¡Me encanta bailar!
Y no sólo eso, disfruto muchísimo el ver cómo la gente se da a la tarea de mover cada parte de su cuerpo en el intento de hacerse uno con la música y el ritmo. El resultado, casi siempre, es una sonrisa en el rostro. ¡Cuánto placer trae la danza!
Pero, ayer descubrí, no todos los bailes son con música de instrumentos. También los hay que se acompañan con la música del corazón y pueden ser la mar de alegres.
Con dos manitas o, debo corregir, manotas y dos patas cada vez más fuertes, Lorenzo bailó, por primera vez desde su accidente, lo que podría yo llamar un “jarabe tapatío”.

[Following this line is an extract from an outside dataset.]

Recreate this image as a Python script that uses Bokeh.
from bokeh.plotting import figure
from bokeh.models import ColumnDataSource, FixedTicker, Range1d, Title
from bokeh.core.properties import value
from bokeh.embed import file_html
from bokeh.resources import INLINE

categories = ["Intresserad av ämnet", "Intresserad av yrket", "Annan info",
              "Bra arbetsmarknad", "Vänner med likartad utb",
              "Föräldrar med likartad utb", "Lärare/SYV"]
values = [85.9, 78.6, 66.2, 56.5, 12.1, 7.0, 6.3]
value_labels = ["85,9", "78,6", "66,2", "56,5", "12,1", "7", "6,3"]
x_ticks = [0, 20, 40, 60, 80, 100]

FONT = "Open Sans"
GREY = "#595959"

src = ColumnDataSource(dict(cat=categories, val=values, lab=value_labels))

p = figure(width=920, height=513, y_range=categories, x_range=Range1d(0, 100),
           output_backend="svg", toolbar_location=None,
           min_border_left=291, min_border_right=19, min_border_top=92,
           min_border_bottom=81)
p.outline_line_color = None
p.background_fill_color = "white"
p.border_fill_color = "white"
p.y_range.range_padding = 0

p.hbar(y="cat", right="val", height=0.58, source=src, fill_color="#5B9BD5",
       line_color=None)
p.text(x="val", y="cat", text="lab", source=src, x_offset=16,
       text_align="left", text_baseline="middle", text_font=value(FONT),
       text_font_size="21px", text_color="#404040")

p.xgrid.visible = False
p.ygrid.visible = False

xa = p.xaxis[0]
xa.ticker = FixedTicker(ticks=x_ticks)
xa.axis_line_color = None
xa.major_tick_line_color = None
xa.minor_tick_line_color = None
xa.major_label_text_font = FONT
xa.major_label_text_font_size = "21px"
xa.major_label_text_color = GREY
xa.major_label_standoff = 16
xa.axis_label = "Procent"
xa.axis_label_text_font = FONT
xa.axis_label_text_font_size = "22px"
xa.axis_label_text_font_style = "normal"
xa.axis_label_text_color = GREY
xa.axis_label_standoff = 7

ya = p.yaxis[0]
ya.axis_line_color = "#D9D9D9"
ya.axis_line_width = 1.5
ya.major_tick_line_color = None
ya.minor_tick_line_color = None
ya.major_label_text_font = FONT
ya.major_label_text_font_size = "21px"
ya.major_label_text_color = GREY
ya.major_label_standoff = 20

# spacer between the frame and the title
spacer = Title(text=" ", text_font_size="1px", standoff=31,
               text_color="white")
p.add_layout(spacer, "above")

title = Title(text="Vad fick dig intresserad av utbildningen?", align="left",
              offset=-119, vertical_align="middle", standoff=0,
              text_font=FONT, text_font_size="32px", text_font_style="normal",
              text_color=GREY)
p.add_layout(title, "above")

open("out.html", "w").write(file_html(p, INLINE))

Al igual que los charros pasando la pierna sobre el sombrero, Lorenzo jugueteaba con sus manos sobre una pelota de hilos de colores, logrando nuevamente, que sus cuartos traseros se hicieran cargo de sus casi 60 kilos.
¡El espectáculo era fascinante y divertido! Como adolescente, que finalmente está a punto de ser, su ritmo era algo descuadrado y su facha no era como la de un bailarín de ballet pero, aún así, ¡era hermoso!
Unidos a su entusiasmo, mi esposo y yo, bailamos alrededor de él y aplaudimos su osadía. Aunque la fuerza de sus patas traseras no le permitieron prolongar su danza, sé que su corazón, al igual que el nuestro, continuó retozando contagiado de celebración.
Ese momento mágico me enseñó cuanta verdad hay en lo que Jesús algún día dijo: “Lloren con los que sufran y alégrense con los que gocen”. Lorenzo, seguimos contigo y, ésta vez, ¡alegrándonos!